Give the listing again character for character, but drop the images.

[begin Data]

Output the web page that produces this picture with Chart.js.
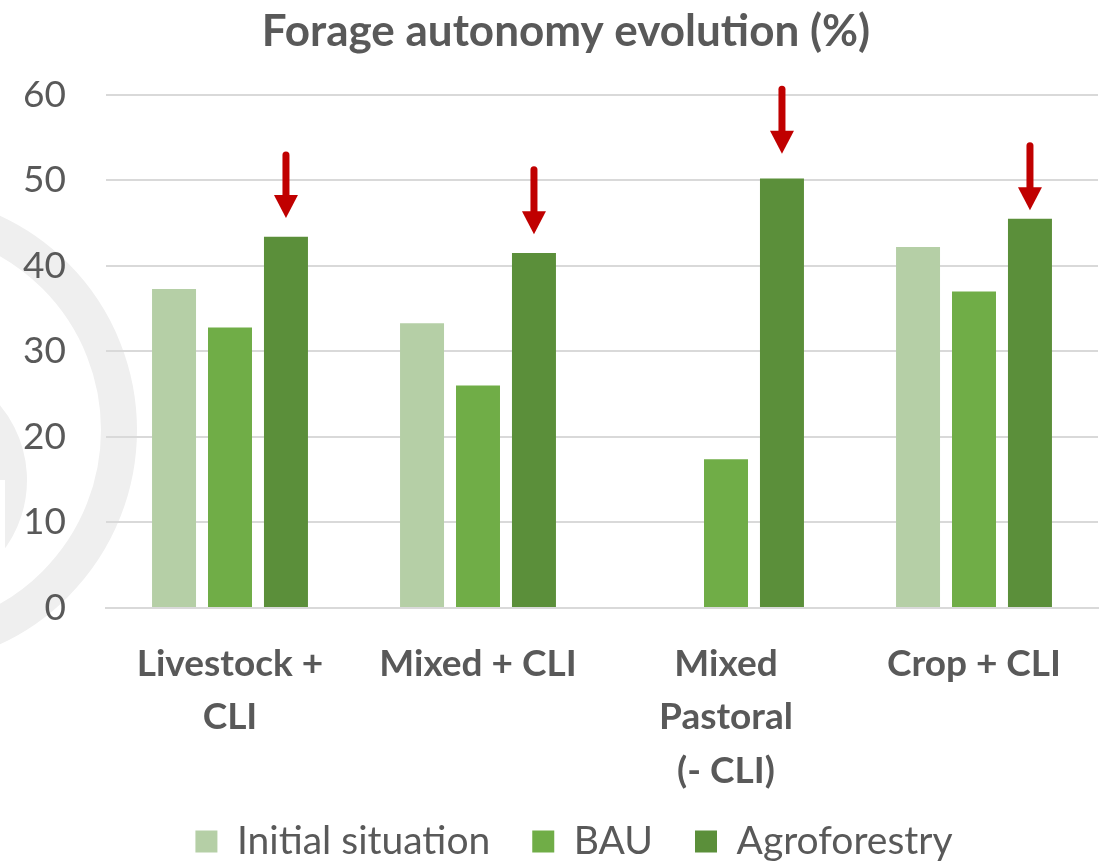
<!DOCTYPE html>
<html>
<head>
<meta charset="utf-8">
<script src="https://cdn.jsdelivr.net/npm/chart.js@4/dist/chart.umd.min.js"></script>
<style>
  html, body { margin: 0; padding: 0; background: #fff; }
  #wrap { width: 1104px; height: 862px; }
</style>
</head>
<body>
<div id="wrap"><canvas id="c" width="1104" height="862"></canvas></div>
<script>
  'use strict';

  const categories = [['Livestock +', 'CLI'], 'Mixed + CLI', ['Mixed', 'Pastoral', '(- CLI)'], 'Crop + CLI'];
  const initialSituation = [37.3, 33.3, null, 42.2];
  const bau = [32.8, 26.0, 17.4, 37.0];
  const agroforestry = [43.4, 41.5, 50.2, 45.5];
  // red arrows above the agroforestry bars (value range, top -> tip)
  const arrowFrom = [53.3, 51.6, 61.0, 54.4];
  const arrowTo = [45.6, 43.7, 53.1, 46.5];
  const yTicks = [0, 10, 20, 30, 40, 50, 60];

  const GREY = '#595959';
  const FONT = 'Lato, "Open Sans", sans-serif';

  // faint logo ring in the background on the left
  const watermark = {
    id: 'watermark',
    beforeDraw(chart) {
      const ctx = chart.ctx;
      ctx.save();
      ctx.strokeStyle = '#efefef';
      ctx.lineWidth = 36;
      ctx.beginPath();
      ctx.arc(-99, 430, 218, -Math.PI / 2, Math.PI / 2);
      ctx.stroke();
      ctx.lineWidth = 30;
      ctx.beginPath();
      ctx.arc(-90, 480, 102, -Math.PI / 2.5, Math.PI / 2.5);
      ctx.stroke();
      ctx.fillStyle = '#fff';
      ctx.fillRect(0, 480, 5, 94);
      ctx.restore();
    }
  };

  // legend a bit lower/right, title a bit right; let the x labels run past their box
  const nudge = {
    id: 'nudge',
    afterLayout(chart) {
      const lg = chart.legend;
      lg.top += 9;
      lg.bottom += 9;
      lg.left += 25;
      lg.right += 25;
      const t = chart.titleBlock;
      t.left += 17;
      t.right += 17;
      chart.scales.x.bottom += 40;
    }
  };

  const arrows = {
    id: 'arrows',
    afterDatasetsDraw(chart) {
      const ctx = chart.ctx;
      const meta = chart.getDatasetMeta(2);
      const y = chart.scales.y;
      ctx.save();
      ctx.fillStyle = '#C00000';
      ctx.strokeStyle = '#C00000';
      meta.data.forEach((bar, i) => {
        const x = bar.x;
        const y0 = y.getPixelForValue(arrowFrom[i]);
        const y1 = y.getPixelForValue(arrowTo[i]);
        const head = 23;
        ctx.lineWidth = 7;
        ctx.lineCap = 'round';
        ctx.beginPath();
        ctx.moveTo(x, y0 + 3);
        ctx.lineTo(x, y1 - head + 2);
        ctx.stroke();
        ctx.beginPath();
        ctx.moveTo(x - 12, y1 - head);
        ctx.lineTo(x + 12, y1 - head);
        ctx.lineTo(x, y1);
        ctx.closePath();
        ctx.fill();
      });
      ctx.restore();
    }
  };

  new Chart(document.getElementById('c'), {
    type: 'bar',
    data: {
      labels: categories,
      datasets: [
        { label: 'Initial situation', data: initialSituation, backgroundColor: '#B5CFA6' },
        { label: 'BAU', data: bau, backgroundColor: '#70AD47' },
        { label: 'Agroforestry', data: agroforestry, backgroundColor: '#5B8F3A' }
      ]
    },
    options: {
      responsive: false,
      animation: false,
      categoryPercentage: 0.677,
      barPercentage: 0.786,
      layout: { padding: { left: 0, right: 6, top: 0, bottom: 0 } },
      plugins: {
        title: {
          display: true,
          text: 'Forage autonomy evolution (%)',
          color: GREY,
          font: { family: FONT, size: 44, weight: 'bold' },
          padding: { top: 5, bottom: 37 }
        },
        legend: {
          position: 'bottom',
          labels: {
            color: GREY,
            font: { family: FONT, size: 39, lineHeight: 0.8 },
            boxWidth: 22,
            boxHeight: 22,
            padding: 42
          }
        },
        tooltip: { enabled: false }
      },
      scales: {
        x: {
          grid: { display: false },
          border: { color: '#d9d9d9', width: 2 },
          ticks: {
            color: GREY,
            font: { family: FONT, size: 37, weight: 'bold', lineHeight: 1.45 },
            padding: 21,
            maxRotation: 0,
            autoSkip: false
          },
          afterFit(scale) { scale.height = 163; }
        },
        y: {
          min: 0,
          max: 60,
          afterBuildTicks(scale) { scale.ticks = yTicks.map(v => ({ value: v })); },
          grid: { color: '#d9d9d9', lineWidth: 2, drawTicks: false },
          border: { display: false },
          ticks: {
            color: GREY,
            font: { family: FONT, size: 37 },
            padding: 40
          },
          afterFit(scale) { scale.width = 106; }
        }
      }
    },
    plugins: [watermark, nudge, arrows]
  });
</script>
</body>
</html>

[end Data]

* **Result of this task**:
Output the web page that produces this picture with Chart.js.
<!DOCTYPE html>
<html>
<head>
<meta charset="utf-8">
<script src="https://cdn.jsdelivr.net/npm/chart.js@4/dist/chart.umd.min.js"></script>
<style>
  html, body { margin: 0; padding: 0; background: #fff; }
  #wrap { width: 1104px; height: 862px; }
</style>
</head>
<body>
<div id="wrap"><canvas id="c" width="1104" height="862"></canvas></div>
<script>
  'use strict';

  const categories = [['Livestock +', 'CLI'], 'Mixed + CLI', ['Mixed', 'Pastoral', '(- CLI)'], 'Crop + CLI'];
  const initialSituation = [37.3, 33.3, null, 42.2];
  const bau = [32.8, 26.0, 17.4, 37.0];
  const agroforestry = [43.4, 41.5, 50.2, 45.5];
  // red arrows above the agroforestry bars (value range, top -> tip)
  const arrowFrom = [53.3, 51.6, 61.0, 54.4];
  const arrowTo = [45.6, 43.7, 53.1, 46.5];
  const yTicks = [0, 10, 20, 30, 40, 50, 60];

  const GREY = '#595959';
  const FONT = 'Lato, "Open Sans", sans-serif';

  // faint logo ring in the background on the left
  const watermark = {
    id: 'watermark',
    beforeDraw(chart) {
      const ctx = chart.ctx;
      ctx.save();
      ctx.strokeStyle = '#efefef';
      ctx.lineWidth = 36;
      ctx.beginPath();
      ctx.arc(-99, 430, 218, -Math.PI / 2, Math.PI / 2);
      ctx.stroke();
      ctx.lineWidth = 30;
      ctx.beginPath();
      ctx.arc(-90, 480, 102, -Math.PI / 2.5, Math.PI / 2.5);
      ctx.stroke();
      ctx.fillStyle = '#fff';
      ctx.fillRect(0, 480, 5, 94);
      ctx.restore();
    }
  };

  // legend a bit lower/right, title a bit right; let the x labels run past their box
  const nudge = {
    id: 'nudge',
    afterLayout(chart) {
      const lg = chart.legend;
      lg.top += 9;
      lg.bottom += 9;
      lg.left += 25;
      lg.right += 25;
      const t = chart.titleBlock;
      t.left += 17;
      t.right += 17;
      chart.scales.x.bottom += 40;
    }
  };

  const arrows = {
    id: 'arrows',
    afterDatasetsDraw(chart) {
      const ctx = chart.ctx;
      const meta = chart.getDatasetMeta(2);
      const y = chart.scales.y;
      ctx.save();
      ctx.fillStyle = '#C00000';
      ctx.strokeStyle = '#C00000';
      meta.data.forEach((bar, i) => {
        const x = bar.x;
        const y0 = y.getPixelForValue(arrowFrom[i]);
        const y1 = y.getPixelForValue(arrowTo[i]);
        const head = 23;
        ctx.lineWidth = 7;
        ctx.lineCap = 'round';
        ctx.beginPath();
        ctx.moveTo(x, y0 + 3);
        ctx.lineTo(x, y1 - head + 2);
        ctx.stroke();
        ctx.beginPath();
        ctx.moveTo(x - 12, y1 - head);
        ctx.lineTo(x + 12, y1 - head);
        ctx.lineTo(x, y1);
        ctx.closePath();
        ctx.fill();
      });
      ctx.restore();
    }
  };

  new Chart(document.getElementById('c'), {
    type: 'bar',
    data: {
      labels: categories,
      datasets: [
        { label: 'Initial situation', data: initialSituation, backgroundColor: '#B5CFA6' },
        { label: 'BAU', data: bau, backgroundColor: '#70AD47' },
        { label: 'Agroforestry', data: agroforestry, backgroundColor: '#5B8F3A' }
      ]
    },
    options: {
      responsive: false,
      animation: false,
      categoryPercentage: 0.677,
      barPercentage: 0.786,
      layout: { padding: { left: 0, right: 6, top: 0, bottom: 0 } },
      plugins: {
        title: {
          display: true,
          text: 'Forage autonomy evolution (%)',
          color: GREY,
          font: { family: FONT, size: 44, weight: 'bold' },
          padding: { top: 5, bottom: 37 }
        },
        legend: {
          position: 'bottom',
          labels: {
            color: GREY,
            font: { family: FONT, size: 39, lineHeight: 0.8 },
            boxWidth: 22,
            boxHeight: 22,
            padding: 42
          }
        },
        tooltip: { enabled: false }
      },
      scales: {
        x: {
          grid: { display: false },
          border: { color: '#d9d9d9', width: 2 },
          ticks: {
            color: GREY,
            font: { family: FONT, size: 37, weight: 'bold', lineHeight: 1.45 },
            padding: 21,
            maxRotation: 0,
            autoSkip: false
          },
          afterFit(scale) { scale.height = 163; }
        },
        y: {
          min: 0,
          max: 60,
          afterBuildTicks(scale) { scale.ticks = yTicks.map(v => ({ value: v })); },
          grid: { color: '#d9d9d9', lineWidth: 2, drawTicks: false },
          border: { display: false },
          ticks: {
            color: GREY,
            font: { family: FONT, size: 37 },
            padding: 40
          },
          afterFit(scale) { scale.width = 106; }
        }
      }
    },
    plugins: [watermark, nudge, arrows]
  });
</script>
</body>
</html>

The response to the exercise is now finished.